#### Data

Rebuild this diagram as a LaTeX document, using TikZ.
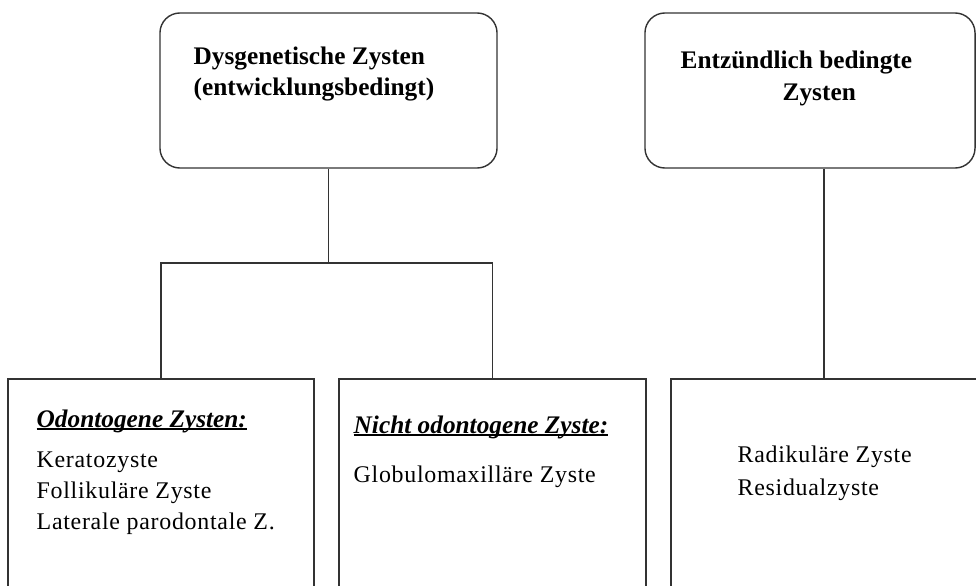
\documentclass[tikz,border=0pt]{standalone}
\usepackage{fontspec}
\setmainfont{Liberation Serif}
\newfontfamily\listfont[LetterSpace=3]{Liberation Serif}
\newcommand\ulhead[1]{\setbox0\hbox{#1}\rlap{\rule[-2.2pt]{\wd0}{1.3pt}}\box0}

\begin{document}
\begin{tikzpicture}[x=0.025cm, y=-0.025cm, line width=1pt,
    roundbox/.style={draw=black!80, rounded corners=0.5cm, minimum width=#1, minimum height=3.875cm, inner sep=0pt},
    sqbox/.style={draw=black!80, minimum width=#1, minimum height=6.025cm, inner sep=0pt},
    head/.style={font=\fontsize{18}{21}\selectfont\bfseries, inner sep=0pt, anchor=base west},
    sub/.style={font=\fontsize{18}{21}\selectfont\bfseries\itshape, inner sep=0pt, anchor=base west},
    item/.style={font=\fontsize{17}{21}\selectfont\listfont, inner sep=0pt, anchor=base west}]
    \clip (0,0) rectangle (976,586);
    \node[roundbox=8.425cm] (dys) at (328.5,90.5) {};
    \node[roundbox=8.25cm] (ent) at (810,90.5) {};
    \node[sqbox=7.65cm] (odo) at (161,499.5) {};
    \node[sqbox=7.675cm] (nod) at (492.5,499.5) {};
    \node[sqbox=7.975cm] (rad) at (830.5,499.5) {};
    \coordinate (fork) at (328.5,263);
    \coordinate (rline) at (824,263);
    \draw[black!80] (dys.south) -- (dys.south |- fork);
    \draw[black!80] (odo.north) -- (odo.north |- fork) -- (nod.north |- fork) -- (nod.north);
    \draw[black!80] (ent.south -| rline) -- (rad.north -| rline);
    \node[head] (dys1) at (193,64) {Dysgenetische Zysten};
    \node[head] (dys2) at (193,95) {(entwicklungsbedingt)};
    \node[head] (ent1) at (680,68) {Entzündlich bedingte};
    \node[head] (ent2) at (782,100) {Zysten};
    \node[sub] (odoh) at (36,427) {\ulhead{Odontogene Zysten:}};
    \node[sub] (nodh) at (353,433) {\ulhead{Nicht odontogene Zyste:}};
    \foreach \t [count=\i] in {Keratozyste, Follikuläre Zyste, Laterale parodontale Z.}
    {
    \node[item] (odo\i) at (36,{436+31*\i}) {\t};
    }
    \node[item] (nod1) at (353,482) {Globulomaxilläre Zyste};
    \foreach \t [count=\i] in {Radikuläre Zyste, Residualzyste}
    {
    \node[item] (rad\i) at (737,{429+33*\i}) {\t};
    }
\end{tikzpicture}
\end{document}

########

Reproduce the material above in full, exactly, with no images.

*Solution*.
Rebuild this diagram as a LaTeX document, using TikZ.
\documentclass[tikz,border=0pt]{standalone}
\usepackage{fontspec}
\setmainfont{Liberation Serif}
\newfontfamily\listfont[LetterSpace=3]{Liberation Serif}
\newcommand\ulhead[1]{\setbox0\hbox{#1}\rlap{\rule[-2.2pt]{\wd0}{1.3pt}}\box0}

\begin{document}
\begin{tikzpicture}[x=0.025cm, y=-0.025cm, line width=1pt,
    roundbox/.style={draw=black!80, rounded corners=0.5cm, minimum width=#1, minimum height=3.875cm, inner sep=0pt},
    sqbox/.style={draw=black!80, minimum width=#1, minimum height=6.025cm, inner sep=0pt},
    head/.style={font=\fontsize{18}{21}\selectfont\bfseries, inner sep=0pt, anchor=base west},
    sub/.style={font=\fontsize{18}{21}\selectfont\bfseries\itshape, inner sep=0pt, anchor=base west},
    item/.style={font=\fontsize{17}{21}\selectfont\listfont, inner sep=0pt, anchor=base west}]
    \clip (0,0) rectangle (976,586);
    \node[roundbox=8.425cm] (dys) at (328.5,90.5) {};
    \node[roundbox=8.25cm] (ent) at (810,90.5) {};
    \node[sqbox=7.65cm] (odo) at (161,499.5) {};
    \node[sqbox=7.675cm] (nod) at (492.5,499.5) {};
    \node[sqbox=7.975cm] (rad) at (830.5,499.5) {};
    \coordinate (fork) at (328.5,263);
    \coordinate (rline) at (824,263);
    \draw[black!80] (dys.south) -- (dys.south |- fork);
    \draw[black!80] (odo.north) -- (odo.north |- fork) -- (nod.north |- fork) -- (nod.north);
    \draw[black!80] (ent.south -| rline) -- (rad.north -| rline);
    \node[head] (dys1) at (193,64) {Dysgenetische Zysten};
    \node[head] (dys2) at (193,95) {(entwicklungsbedingt)};
    \node[head] (ent1) at (680,68) {Entzündlich bedingte};
    \node[head] (ent2) at (782,100) {Zysten};
    \node[sub] (odoh) at (36,427) {\ulhead{Odontogene Zysten:}};
    \node[sub] (nodh) at (353,433) {\ulhead{Nicht odontogene Zyste:}};
    \foreach \t [count=\i] in {Keratozyste, Follikuläre Zyste, Laterale parodontale Z.}
    {
    \node[item] (odo\i) at (36,{436+31*\i}) {\t};
    }
    \node[item] (nod1) at (353,482) {Globulomaxilläre Zyste};
    \foreach \t [count=\i] in {Radikuläre Zyste, Residualzyste}
    {
    \node[item] (rad\i) at (737,{429+33*\i}) {\t};
    }
\end{tikzpicture}
\end{document}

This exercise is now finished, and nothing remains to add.